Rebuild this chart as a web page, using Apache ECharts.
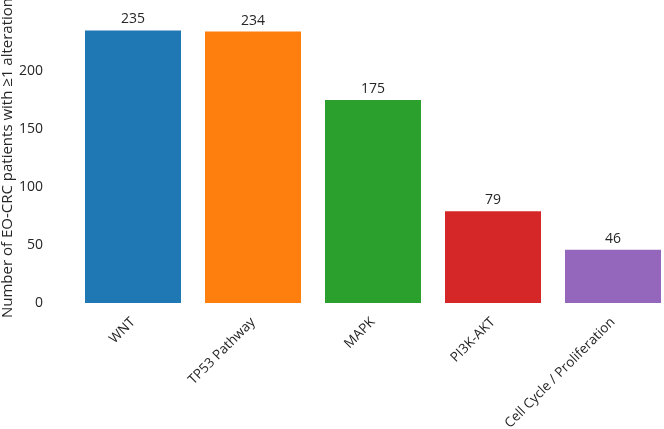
<!DOCTYPE html>
<html><head><meta charset="utf-8">
<script src="https://cdn.jsdelivr.net/npm/echarts@6/dist/echarts.min.js"></script>
<style>html,body{margin:0;padding:0;background:#fff}#c{width:664px;height:429px}</style>
</head><body><div id="c"></div>
<script>
const categories = ["WNT", "TP53 Pathway", "MAPK", "PI3K-AKT", "Cell Cycle / Proliferation"];
const patientCounts = [235, 234, 175, 79, 46];
const barColors = ["#1f77b4", "#ff7f0e", "#2ca02c", "#d62728", "#9467bd"];
const yTicks = [0, 50, 100, 150, 200];
const yAxisTitle = "Number of EO-CRC patients with \u22651 alteration";

const chart = echarts.init(document.getElementById('c'), null, {renderer: 'canvas'});
const font = "Open Sans";
chart.setOption({
  animation: false,
  backgroundColor: '#fff',
  grid: {left: 73, width: 600, top: 13, height: 290, containLabel: false, outerBoundsMode: 'none'},
  xAxis: {
    type: 'category', data: categories,
    axisLine: {show: false}, axisTick: {show: false},
    axisLabel: {rotate: 45, margin: 17, color: '#262626', fontFamily: font, fontSize: 13.5, interval: 0}
  },
  yAxis: {
    type: 'value', min: 0, max: 250, interval: 50,
    name: yAxisTitle, nameLocation: 'middle', nameGap: 58, nameRotate: 90, nameMoveOverlap: false,
    nameTextStyle: {color: '#262626', fontFamily: font, fontSize: 15},
    axisLine: {show: false}, axisTick: {show: false}, splitLine: {show: false},
    axisLabel: {margin: 30, color: '#262626', fontFamily: font, fontSize: 14, showMaxLabel: false,
      formatter: v => yTicks.includes(v) ? String(v) : ''}
  },
  series: [{
    type: 'bar', barWidth: '80%',
    data: patientCounts.map((v, i) => ({value: v, itemStyle: {color: barColors[i]}})),
    label: {show: true, position: 'top', distance: 4, color: '#262626', fontFamily: font, fontSize: 14}
  }]
});
</script></body></html>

+--

Aim
Copy each line exactly, and leave the pictures out of your copy.

Solution for this problem
Rebuild this chart as a web page, using Apache ECharts.
<!DOCTYPE html>
<html><head><meta charset="utf-8">
<script src="https://cdn.jsdelivr.net/npm/echarts@6/dist/echarts.min.js"></script>
<style>html,body{margin:0;padding:0;background:#fff}#c{width:664px;height:429px}</style>
</head><body><div id="c"></div>
<script>
const categories = ["WNT", "TP53 Pathway", "MAPK", "PI3K-AKT", "Cell Cycle / Proliferation"];
const patientCounts = [235, 234, 175, 79, 46];
const barColors = ["#1f77b4", "#ff7f0e", "#2ca02c", "#d62728", "#9467bd"];
const yTicks = [0, 50, 100, 150, 200];
const yAxisTitle = "Number of EO-CRC patients with \u22651 alteration";

const chart = echarts.init(document.getElementById('c'), null, {renderer: 'canvas'});
const font = "Open Sans";
chart.setOption({
  animation: false,
  backgroundColor: '#fff',
  grid: {left: 73, width: 600, top: 13, height: 290, containLabel: false, outerBoundsMode: 'none'},
  xAxis: {
    type: 'category', data: categories,
    axisLine: {show: false}, axisTick: {show: false},
    axisLabel: {rotate: 45, margin: 17, color: '#262626', fontFamily: font, fontSize: 13.5, interval: 0}
  },
  yAxis: {
    type: 'value', min: 0, max: 250, interval: 50,
    name: yAxisTitle, nameLocation: 'middle', nameGap: 58, nameRotate: 90, nameMoveOverlap: false,
    nameTextStyle: {color: '#262626', fontFamily: font, fontSize: 15},
    axisLine: {show: false}, axisTick: {show: false}, splitLine: {show: false},
    axisLabel: {margin: 30, color: '#262626', fontFamily: font, fontSize: 14, showMaxLabel: false,
      formatter: v => yTicks.includes(v) ? String(v) : ''}
  },
  series: [{
    type: 'bar', barWidth: '80%',
    data: patientCounts.map((v, i) => ({value: v, itemStyle: {color: barColors[i]}})),
    label: {show: true, position: 'top', distance: 4, color: '#262626', fontFamily: font, fontSize: 14}
  }]
});
</script></body></html>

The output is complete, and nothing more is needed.